Red Cabbage Ph

Nettlesting is a Mother Tree, whom I met, almost 30-years ago, in the Fulton Market District on Chicago’s near west-side.  When that city was the “Hog Butcher to the World” that neighborhood was home to its meatpacking warehouses, but circa 1998, gentrification spread, and we each occasioned to be there for a Childrens’ art exhibit.  She walked up, we started talking.  

In 2000, our paths crossed again, in Chicago’s Financial District canyons, on LaSalle Street, outside the once venerable Harris Bank, which now has been merged into the global behemoth BMO.  I was preparing to depart for the Philippines – a land of smoke and mirrors – on my oxymoronic quest for “Humanitarian Finance” while she was preparing to WWOOF (Worldwide Opportunities on Organic Farms) in the full sunlight of Southern Australia.  

Being a Mother Tree, she is a steward of Gaia who thrives at the vanguard of soil and soul.  Like a zen koan, she is not an artist, but one might say she is an eARTheart-ist.  
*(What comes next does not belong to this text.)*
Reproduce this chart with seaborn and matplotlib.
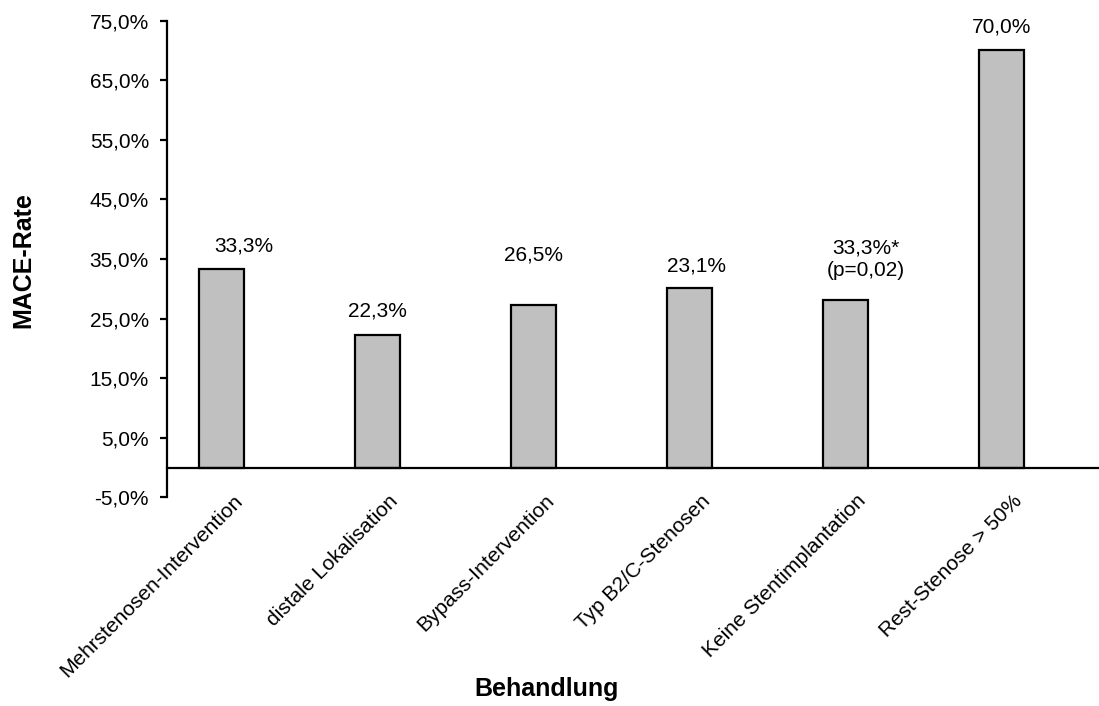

In 2004, she planted six kernels of “Golden Bantam” organic heirloom 1902 sweet corn in a shopping cart and then proceeded to push it around Chicago’s dense urban core.  People were confronted by food growing, rather than food as a commodity purchased in a store.  “Know your food, know your farmer” came alive on street corners.  [Search You Tube for “Field Trip. A cart full of Corn Hit’s the Road.”]

In 2006, Sandor Katz, the NY Times best selling author, profiled her guerrilla gardening in his book “The Revolution Will Not Be Microwaved.”  By 2012 she was named as one of Utne Reader’s “Twelve Visionaries Who Are Changing Your World.”  That now ancient history was prologue, however, to the work she has gone on to pursue.  

In 2020 she travelled in the Ecuadorian Amazon basin and worked with Indigenous peoples as well as local growers, developing classes on soil and remediation.  The BBC reported this, quoting her, “The ultimate goal is to create an ecosystem of native plants and crops that can be farmed sustainably while also cleaning up the oil. I’m trying to have people re-engage with certain subtle complexities of nature…”. https://www.bbc.com/future/article/20200316-cleaning-up-the-oil-spills-of-the-amazon-rainforest.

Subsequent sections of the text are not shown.